• Directions for this task:
Copy out the whole listing exactly as written, leaving the pictures behind.

::::::

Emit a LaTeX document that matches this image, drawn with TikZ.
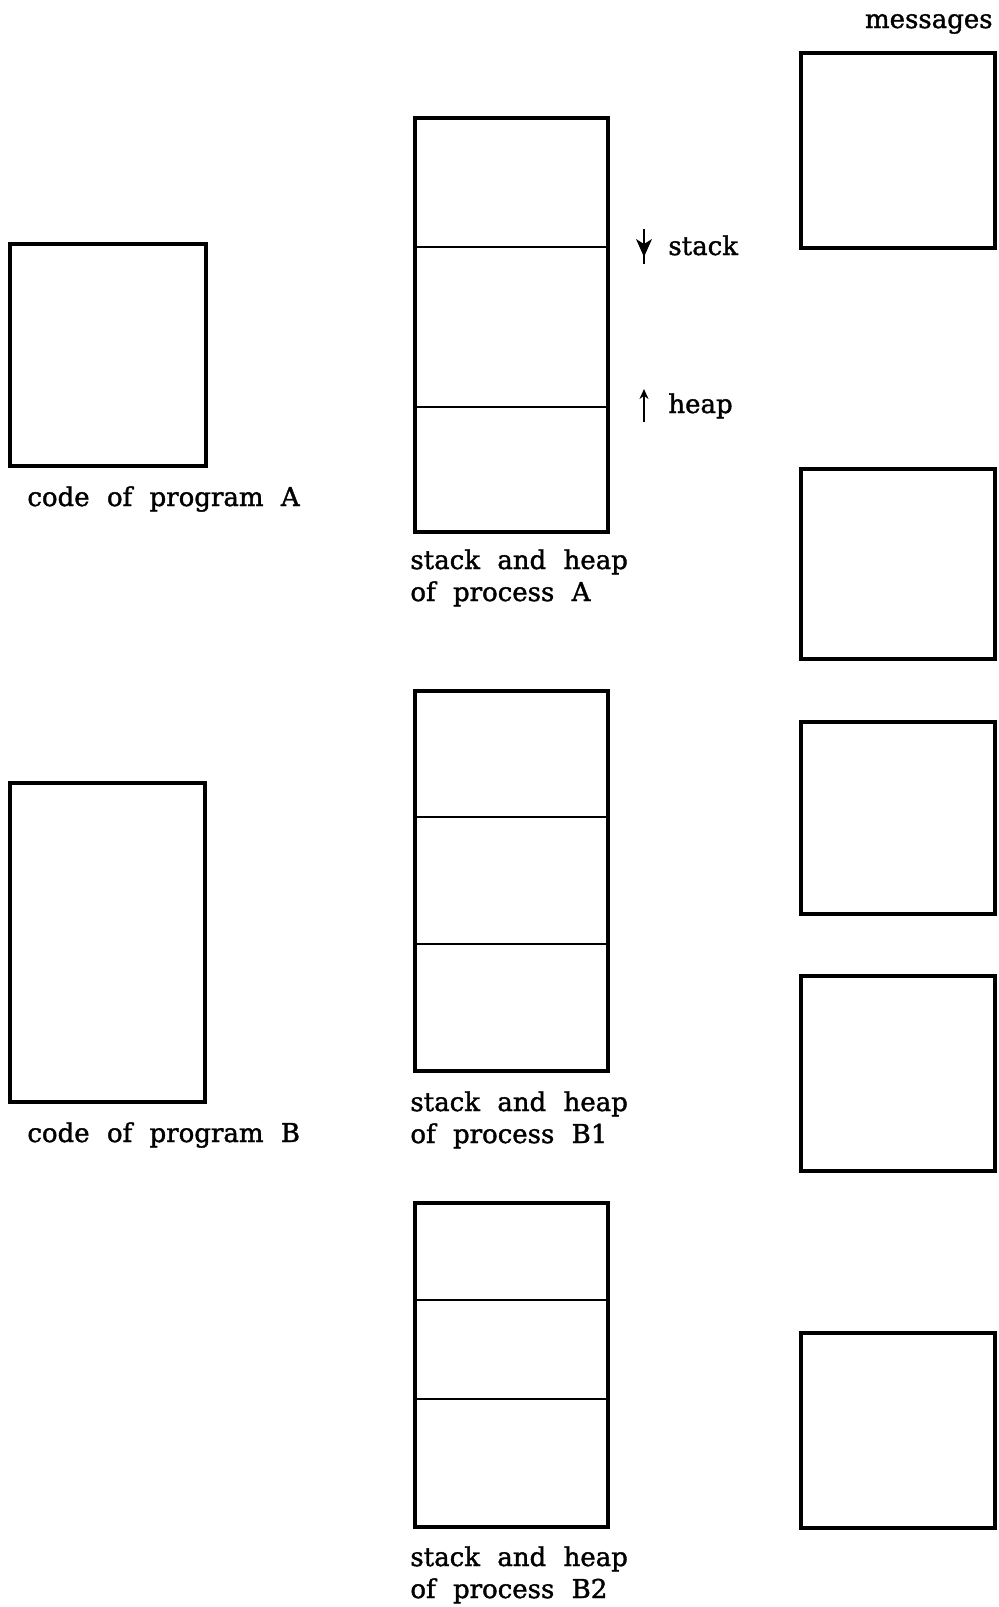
\documentclass[tikz,border=0pt]{standalone}
\usepackage{fontspec}
\setmainfont[WordSpace=2.1, FakeBold=1.4]{DejaVu Serif}
\usetikzlibrary{arrows.meta, positioning}
\tikzset{
    >=Stealth,
    membox/.style={draw, line width=2pt, inner sep=0pt},
    divider/.style={line width=1.3pt},
    growth/.style={line width=1.3pt},
    caption/.style={inner sep=0pt, anchor=base west, align=left,
        font=\fontsize{13}{16}\selectfont}
}
% box between the corners (x1,y1) and (x2,y2), in pixels of the page
\newcommand\memrect[5]{%
    \node[membox, minimum width={(#4-#2)*0.5pt}, minimum height={(#5-#3)*0.5pt}]
        (#1) at ({(#2+#4)/2},{(#3+#5)/2}) {};}

\begin{document}
\begin{tikzpicture}[x=0.5pt, y=-0.5pt]
    \useasboundingbox (0,0) rectangle (998,1607);

    % Code of the programs
    \memrect{codeA}{10}{244}{206}{466}
    \memrect{codeB}{10}{783}{205}{1102}
    \node[caption] (codeAlab) at (27,506) {code of program A};
    \node[caption] (codeBlab) at (27,1142) {code of program B};

    % Stack and heap of the processes (base = last line)
    \memrect{procA}{415}{118}{608}{532}
    \draw[divider] (procA.west |- 0,247) -- (procA.east |- 0,247);
    \draw[divider] (procA.west |- 0,407) -- (procA.east |- 0,407);
    \node[caption] (procAlab) at (410,601) {stack and heap\\of process A};

    \memrect{procBa}{415}{691}{608}{1071}
    \draw[divider] (procBa.west |- 0,817) -- (procBa.east |- 0,817);
    \draw[divider] (procBa.west |- 0,944) -- (procBa.east |- 0,944);
    \node[caption] (procBalab) at (410,1143) {stack and heap\\of process B1};

    \memrect{procBb}{415}{1203}{608}{1527}
    \draw[divider] (procBb.west |- 0,1300) -- (procBb.east |- 0,1300);
    \draw[divider] (procBb.west |- 0,1399) -- (procBb.east |- 0,1399);
    \node[caption] (procBblab) at (410,1598) {stack and heap\\of process B2};

    % Growth of stack and heap
    \coordinate (stacktop) at (644,229);
    \coordinate (stacktip) at (644,257);
    \coordinate (stackend) at (644,264);
    \draw[growth] (stacktop) -- (stackend);
    \fill (stacktip) -- ++(-8,-18) -- ++(8,5) -- ++(8,-5) -- cycle;
    \node[caption] (stacklab) at (668,255) {stack};

    \coordinate (heapbot) at (644,422);
    \coordinate (heaptip) at (644,389);
    \draw[growth, -{Stealth[length=5pt, width=4.5pt]}] (heapbot) -- (heaptip);
    \node[caption] (heaplab) at (668,413) {heap};

    % Messages
    \node[caption, anchor=base east] (msglab) at (993,28) {messages};
    \memrect{msgA}{801}{53}{995}{248}
    \memrect{msgB}{801}{469}{995}{659}
    \memrect{msgC}{801}{722}{995}{914}
    \memrect{msgD}{801}{976}{995}{1171}
    \memrect{msgE}{801}{1333}{995}{1528}
\end{tikzpicture}
\end{document}
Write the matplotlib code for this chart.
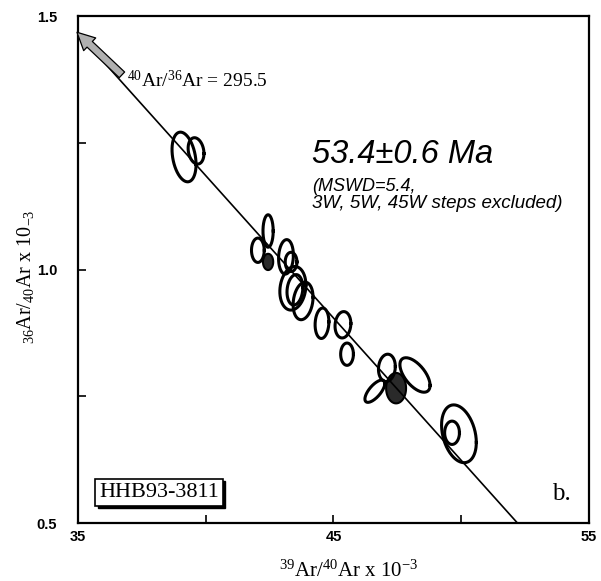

::::::

• Task output:
Emit a LaTeX document that matches this image, drawn with TikZ.
\documentclass[tikz,border=0pt]{standalone}
\usepackage{fontspec}
\setmainfont[WordSpace=2.1, FakeBold=1.4]{DejaVu Serif}
\usetikzlibrary{arrows.meta, positioning}
\tikzset{
    >=Stealth,
    membox/.style={draw, line width=2pt, inner sep=0pt},
    divider/.style={line width=1.3pt},
    growth/.style={line width=1.3pt},
    caption/.style={inner sep=0pt, anchor=base west, align=left,
        font=\fontsize{13}{16}\selectfont}
}
% box between the corners (x1,y1) and (x2,y2), in pixels of the page
\newcommand\memrect[5]{%
    \node[membox, minimum width={(#4-#2)*0.5pt}, minimum height={(#5-#3)*0.5pt}]
        (#1) at ({(#2+#4)/2},{(#3+#5)/2}) {};}

\begin{document}
\begin{tikzpicture}[x=0.5pt, y=-0.5pt]
    \useasboundingbox (0,0) rectangle (998,1607);

    % Code of the programs
    \memrect{codeA}{10}{244}{206}{466}
    \memrect{codeB}{10}{783}{205}{1102}
    \node[caption] (codeAlab) at (27,506) {code of program A};
    \node[caption] (codeBlab) at (27,1142) {code of program B};

    % Stack and heap of the processes (base = last line)
    \memrect{procA}{415}{118}{608}{532}
    \draw[divider] (procA.west |- 0,247) -- (procA.east |- 0,247);
    \draw[divider] (procA.west |- 0,407) -- (procA.east |- 0,407);
    \node[caption] (procAlab) at (410,601) {stack and heap\\of process A};

    \memrect{procBa}{415}{691}{608}{1071}
    \draw[divider] (procBa.west |- 0,817) -- (procBa.east |- 0,817);
    \draw[divider] (procBa.west |- 0,944) -- (procBa.east |- 0,944);
    \node[caption] (procBalab) at (410,1143) {stack and heap\\of process B1};

    \memrect{procBb}{415}{1203}{608}{1527}
    \draw[divider] (procBb.west |- 0,1300) -- (procBb.east |- 0,1300);
    \draw[divider] (procBb.west |- 0,1399) -- (procBb.east |- 0,1399);
    \node[caption] (procBblab) at (410,1598) {stack and heap\\of process B2};

    % Growth of stack and heap
    \coordinate (stacktop) at (644,229);
    \coordinate (stacktip) at (644,257);
    \coordinate (stackend) at (644,264);
    \draw[growth] (stacktop) -- (stackend);
    \fill (stacktip) -- ++(-8,-18) -- ++(8,5) -- ++(8,-5) -- cycle;
    \node[caption] (stacklab) at (668,255) {stack};

    \coordinate (heapbot) at (644,422);
    \coordinate (heaptip) at (644,389);
    \draw[growth, -{Stealth[length=5pt, width=4.5pt]}] (heapbot) -- (heaptip);
    \node[caption] (heaplab) at (668,413) {heap};

    % Messages
    \node[caption, anchor=base east] (msglab) at (993,28) {messages};
    \memrect{msgA}{801}{53}{995}{248}
    \memrect{msgB}{801}{469}{995}{659}
    \memrect{msgC}{801}{722}{995}{914}
    \memrect{msgD}{801}{976}{995}{1171}
    \memrect{msgE}{801}{1333}{995}{1528}
\end{tikzpicture}
\end{document}
Write the matplotlib code for this chart.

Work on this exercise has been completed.